[Dataset records]

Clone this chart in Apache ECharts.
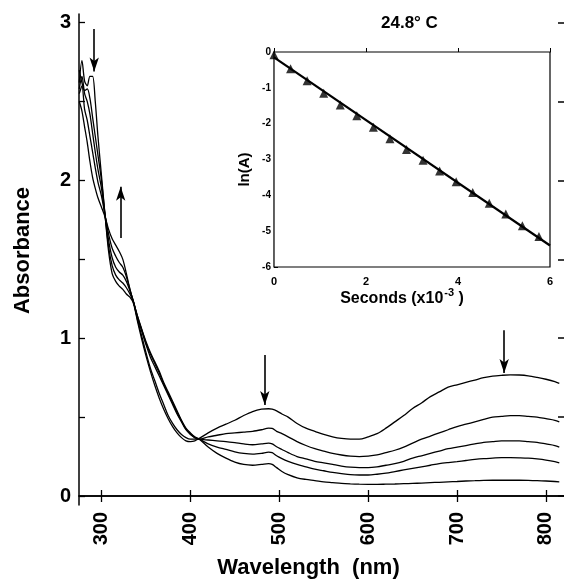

...

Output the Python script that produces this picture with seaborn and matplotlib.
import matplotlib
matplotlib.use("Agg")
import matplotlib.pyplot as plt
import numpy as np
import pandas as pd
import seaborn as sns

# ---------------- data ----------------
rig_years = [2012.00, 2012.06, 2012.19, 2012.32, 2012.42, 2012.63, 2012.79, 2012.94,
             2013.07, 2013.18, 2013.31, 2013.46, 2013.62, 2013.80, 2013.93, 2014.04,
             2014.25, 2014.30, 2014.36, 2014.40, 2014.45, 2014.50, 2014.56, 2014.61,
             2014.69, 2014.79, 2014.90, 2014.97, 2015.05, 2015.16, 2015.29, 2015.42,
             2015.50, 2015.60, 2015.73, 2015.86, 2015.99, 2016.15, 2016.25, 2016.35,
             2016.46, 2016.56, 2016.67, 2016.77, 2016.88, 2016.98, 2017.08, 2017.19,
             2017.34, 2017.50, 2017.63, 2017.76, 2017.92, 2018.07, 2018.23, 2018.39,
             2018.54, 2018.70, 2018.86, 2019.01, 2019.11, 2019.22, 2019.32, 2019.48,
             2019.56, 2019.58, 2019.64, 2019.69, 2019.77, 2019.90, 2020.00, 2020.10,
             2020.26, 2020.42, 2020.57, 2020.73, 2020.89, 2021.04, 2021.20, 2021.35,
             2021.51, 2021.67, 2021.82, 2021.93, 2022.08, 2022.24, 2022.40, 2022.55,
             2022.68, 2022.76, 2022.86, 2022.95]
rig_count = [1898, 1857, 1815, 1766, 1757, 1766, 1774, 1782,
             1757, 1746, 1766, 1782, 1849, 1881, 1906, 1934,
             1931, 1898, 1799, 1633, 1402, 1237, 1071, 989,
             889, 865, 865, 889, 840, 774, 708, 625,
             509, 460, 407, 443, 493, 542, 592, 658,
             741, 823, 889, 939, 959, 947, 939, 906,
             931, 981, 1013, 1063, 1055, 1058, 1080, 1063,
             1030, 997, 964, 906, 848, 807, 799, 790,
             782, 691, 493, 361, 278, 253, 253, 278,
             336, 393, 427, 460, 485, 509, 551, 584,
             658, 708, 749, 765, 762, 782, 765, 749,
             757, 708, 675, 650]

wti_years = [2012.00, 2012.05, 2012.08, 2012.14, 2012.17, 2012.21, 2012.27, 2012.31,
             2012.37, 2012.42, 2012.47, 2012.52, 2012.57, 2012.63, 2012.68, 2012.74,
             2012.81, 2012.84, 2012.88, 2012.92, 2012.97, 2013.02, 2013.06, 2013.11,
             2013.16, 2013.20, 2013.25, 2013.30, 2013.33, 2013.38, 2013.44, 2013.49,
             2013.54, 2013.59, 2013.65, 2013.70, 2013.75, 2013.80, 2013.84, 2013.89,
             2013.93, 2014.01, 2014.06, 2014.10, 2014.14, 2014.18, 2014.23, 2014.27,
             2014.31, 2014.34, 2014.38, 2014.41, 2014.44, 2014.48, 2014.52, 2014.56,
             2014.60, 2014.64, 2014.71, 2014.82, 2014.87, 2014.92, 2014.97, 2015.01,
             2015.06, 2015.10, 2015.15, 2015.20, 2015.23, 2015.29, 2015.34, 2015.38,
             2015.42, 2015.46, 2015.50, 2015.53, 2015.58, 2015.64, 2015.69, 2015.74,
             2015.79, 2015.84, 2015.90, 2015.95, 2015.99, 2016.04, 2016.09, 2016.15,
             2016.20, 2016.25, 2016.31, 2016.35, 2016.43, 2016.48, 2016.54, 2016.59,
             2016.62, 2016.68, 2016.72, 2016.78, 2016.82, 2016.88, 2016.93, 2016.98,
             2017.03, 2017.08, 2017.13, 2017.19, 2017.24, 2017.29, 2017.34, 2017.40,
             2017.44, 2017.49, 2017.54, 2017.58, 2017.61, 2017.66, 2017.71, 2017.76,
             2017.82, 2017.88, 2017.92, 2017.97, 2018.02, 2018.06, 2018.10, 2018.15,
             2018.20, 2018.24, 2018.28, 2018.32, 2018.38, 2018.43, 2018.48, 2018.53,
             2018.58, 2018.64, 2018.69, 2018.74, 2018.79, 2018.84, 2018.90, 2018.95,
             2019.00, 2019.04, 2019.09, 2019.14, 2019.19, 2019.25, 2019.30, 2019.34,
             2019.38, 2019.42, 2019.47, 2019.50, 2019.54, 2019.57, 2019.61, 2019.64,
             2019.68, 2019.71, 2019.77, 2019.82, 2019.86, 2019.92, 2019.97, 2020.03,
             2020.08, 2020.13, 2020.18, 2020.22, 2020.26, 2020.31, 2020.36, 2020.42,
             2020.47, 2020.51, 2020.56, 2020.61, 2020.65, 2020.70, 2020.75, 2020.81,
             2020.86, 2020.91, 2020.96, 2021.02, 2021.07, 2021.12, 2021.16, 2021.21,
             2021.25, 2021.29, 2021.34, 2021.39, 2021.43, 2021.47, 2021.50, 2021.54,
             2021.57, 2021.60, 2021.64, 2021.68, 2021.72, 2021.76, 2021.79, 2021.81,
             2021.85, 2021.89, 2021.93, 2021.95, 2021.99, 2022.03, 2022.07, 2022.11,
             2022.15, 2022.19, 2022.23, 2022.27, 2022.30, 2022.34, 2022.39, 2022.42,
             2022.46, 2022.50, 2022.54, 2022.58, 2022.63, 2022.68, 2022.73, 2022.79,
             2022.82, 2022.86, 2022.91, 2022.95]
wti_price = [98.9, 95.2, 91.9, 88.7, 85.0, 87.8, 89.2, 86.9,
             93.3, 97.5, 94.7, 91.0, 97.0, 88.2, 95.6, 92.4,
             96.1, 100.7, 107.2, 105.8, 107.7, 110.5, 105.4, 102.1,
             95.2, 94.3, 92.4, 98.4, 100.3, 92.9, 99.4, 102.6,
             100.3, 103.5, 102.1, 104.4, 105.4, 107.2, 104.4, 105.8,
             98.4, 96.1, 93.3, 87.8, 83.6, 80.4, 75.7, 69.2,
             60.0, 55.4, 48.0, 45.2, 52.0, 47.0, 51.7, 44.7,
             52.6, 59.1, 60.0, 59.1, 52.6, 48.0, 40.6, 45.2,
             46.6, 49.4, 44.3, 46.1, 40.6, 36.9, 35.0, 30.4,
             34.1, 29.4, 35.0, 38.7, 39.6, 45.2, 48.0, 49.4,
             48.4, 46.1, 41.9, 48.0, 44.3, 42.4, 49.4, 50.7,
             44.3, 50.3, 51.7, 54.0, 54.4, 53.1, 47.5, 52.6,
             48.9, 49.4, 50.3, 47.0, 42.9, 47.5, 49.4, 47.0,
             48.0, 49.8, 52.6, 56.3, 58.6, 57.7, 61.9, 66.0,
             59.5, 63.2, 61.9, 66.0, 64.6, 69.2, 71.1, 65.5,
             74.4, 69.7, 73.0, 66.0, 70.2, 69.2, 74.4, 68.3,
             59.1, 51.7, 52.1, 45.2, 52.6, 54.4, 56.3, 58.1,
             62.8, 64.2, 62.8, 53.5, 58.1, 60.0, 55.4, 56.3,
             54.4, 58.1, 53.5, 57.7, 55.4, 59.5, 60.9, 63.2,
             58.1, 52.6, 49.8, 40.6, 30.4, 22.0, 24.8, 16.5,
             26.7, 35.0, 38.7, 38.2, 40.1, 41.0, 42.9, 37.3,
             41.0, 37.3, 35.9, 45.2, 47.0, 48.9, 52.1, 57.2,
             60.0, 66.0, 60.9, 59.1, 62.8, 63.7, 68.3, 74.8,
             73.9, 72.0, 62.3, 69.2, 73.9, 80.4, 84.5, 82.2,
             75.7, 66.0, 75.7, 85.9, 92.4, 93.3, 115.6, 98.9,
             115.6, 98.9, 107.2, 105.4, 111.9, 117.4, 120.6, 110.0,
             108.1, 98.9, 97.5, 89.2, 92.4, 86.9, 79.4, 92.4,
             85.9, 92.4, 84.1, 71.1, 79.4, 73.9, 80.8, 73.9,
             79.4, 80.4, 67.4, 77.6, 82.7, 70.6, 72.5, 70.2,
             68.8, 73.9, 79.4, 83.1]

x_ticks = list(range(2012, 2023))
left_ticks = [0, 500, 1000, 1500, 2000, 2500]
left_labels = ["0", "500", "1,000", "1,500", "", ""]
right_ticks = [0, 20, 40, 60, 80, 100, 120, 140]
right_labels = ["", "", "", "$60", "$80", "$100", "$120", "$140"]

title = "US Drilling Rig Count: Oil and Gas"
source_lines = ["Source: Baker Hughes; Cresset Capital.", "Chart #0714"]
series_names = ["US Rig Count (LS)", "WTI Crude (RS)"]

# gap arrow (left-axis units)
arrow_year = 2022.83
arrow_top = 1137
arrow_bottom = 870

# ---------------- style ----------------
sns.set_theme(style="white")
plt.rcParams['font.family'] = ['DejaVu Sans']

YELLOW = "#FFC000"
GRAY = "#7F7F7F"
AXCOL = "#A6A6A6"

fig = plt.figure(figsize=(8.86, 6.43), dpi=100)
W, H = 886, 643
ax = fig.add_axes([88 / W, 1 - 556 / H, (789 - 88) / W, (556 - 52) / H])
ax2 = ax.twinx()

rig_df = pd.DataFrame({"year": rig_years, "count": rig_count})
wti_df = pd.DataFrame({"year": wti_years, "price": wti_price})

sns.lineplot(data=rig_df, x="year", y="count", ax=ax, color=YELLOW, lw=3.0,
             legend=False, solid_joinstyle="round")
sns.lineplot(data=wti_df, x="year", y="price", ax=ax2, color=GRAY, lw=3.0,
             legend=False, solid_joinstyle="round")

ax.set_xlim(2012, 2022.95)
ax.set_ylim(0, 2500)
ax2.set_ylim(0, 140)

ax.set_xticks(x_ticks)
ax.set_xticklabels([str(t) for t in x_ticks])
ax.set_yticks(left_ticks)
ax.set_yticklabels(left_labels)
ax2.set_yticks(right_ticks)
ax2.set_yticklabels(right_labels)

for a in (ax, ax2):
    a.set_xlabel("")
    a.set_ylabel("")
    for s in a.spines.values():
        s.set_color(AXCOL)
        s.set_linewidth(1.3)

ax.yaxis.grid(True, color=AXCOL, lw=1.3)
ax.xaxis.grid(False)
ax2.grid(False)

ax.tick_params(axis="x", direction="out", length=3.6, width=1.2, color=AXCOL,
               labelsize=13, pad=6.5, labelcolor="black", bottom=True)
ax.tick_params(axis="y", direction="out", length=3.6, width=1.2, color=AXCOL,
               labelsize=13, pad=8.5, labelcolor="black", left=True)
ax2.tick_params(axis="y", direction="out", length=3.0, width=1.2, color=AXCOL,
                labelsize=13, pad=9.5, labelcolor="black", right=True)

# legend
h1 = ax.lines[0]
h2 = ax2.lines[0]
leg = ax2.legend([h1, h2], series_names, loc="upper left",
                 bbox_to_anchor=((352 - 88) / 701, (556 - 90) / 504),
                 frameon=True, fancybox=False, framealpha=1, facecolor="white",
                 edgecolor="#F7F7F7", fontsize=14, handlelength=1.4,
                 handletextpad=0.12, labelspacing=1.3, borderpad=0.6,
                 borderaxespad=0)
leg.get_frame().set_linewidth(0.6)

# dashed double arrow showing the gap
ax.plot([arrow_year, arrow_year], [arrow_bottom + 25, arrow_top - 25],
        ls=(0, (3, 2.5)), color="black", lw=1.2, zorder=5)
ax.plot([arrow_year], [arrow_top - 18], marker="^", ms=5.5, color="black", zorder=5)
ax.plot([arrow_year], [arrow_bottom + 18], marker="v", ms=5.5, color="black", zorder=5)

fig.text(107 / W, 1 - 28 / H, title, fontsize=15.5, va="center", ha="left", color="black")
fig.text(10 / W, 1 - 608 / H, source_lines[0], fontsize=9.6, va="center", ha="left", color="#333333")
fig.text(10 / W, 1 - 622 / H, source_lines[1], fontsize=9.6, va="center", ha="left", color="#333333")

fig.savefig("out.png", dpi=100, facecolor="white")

[Work instructions]
Extract exactly and only these lines: the line containing "Output the Python", the line containing "757, 708, 675, 650]", and every line between them.

[Final result]
Output the Python script that produces this picture with seaborn and matplotlib.
import matplotlib
matplotlib.use("Agg")
import matplotlib.pyplot as plt
import numpy as np
import pandas as pd
import seaborn as sns

# ---------------- data ----------------
rig_years = [2012.00, 2012.06, 2012.19, 2012.32, 2012.42, 2012.63, 2012.79, 2012.94,
             2013.07, 2013.18, 2013.31, 2013.46, 2013.62, 2013.80, 2013.93, 2014.04,
             2014.25, 2014.30, 2014.36, 2014.40, 2014.45, 2014.50, 2014.56, 2014.61,
             2014.69, 2014.79, 2014.90, 2014.97, 2015.05, 2015.16, 2015.29, 2015.42,
             2015.50, 2015.60, 2015.73, 2015.86, 2015.99, 2016.15, 2016.25, 2016.35,
             2016.46, 2016.56, 2016.67, 2016.77, 2016.88, 2016.98, 2017.08, 2017.19,
             2017.34, 2017.50, 2017.63, 2017.76, 2017.92, 2018.07, 2018.23, 2018.39,
             2018.54, 2018.70, 2018.86, 2019.01, 2019.11, 2019.22, 2019.32, 2019.48,
             2019.56, 2019.58, 2019.64, 2019.69, 2019.77, 2019.90, 2020.00, 2020.10,
             2020.26, 2020.42, 2020.57, 2020.73, 2020.89, 2021.04, 2021.20, 2021.35,
             2021.51, 2021.67, 2021.82, 2021.93, 2022.08, 2022.24, 2022.40, 2022.55,
             2022.68, 2022.76, 2022.86, 2022.95]
rig_count = [1898, 1857, 1815, 1766, 1757, 1766, 1774, 1782,
             1757, 1746, 1766, 1782, 1849, 1881, 1906, 1934,
             1931, 1898, 1799, 1633, 1402, 1237, 1071, 989,
             889, 865, 865, 889, 840, 774, 708, 625,
             509, 460, 407, 443, 493, 542, 592, 658,
             741, 823, 889, 939, 959, 947, 939, 906,
             931, 981, 1013, 1063, 1055, 1058, 1080, 1063,
             1030, 997, 964, 906, 848, 807, 799, 790,
             782, 691, 493, 361, 278, 253, 253, 278,
             336, 393, 427, 460, 485, 509, 551, 584,
             658, 708, 749, 765, 762, 782, 765, 749,
             757, 708, 675, 650]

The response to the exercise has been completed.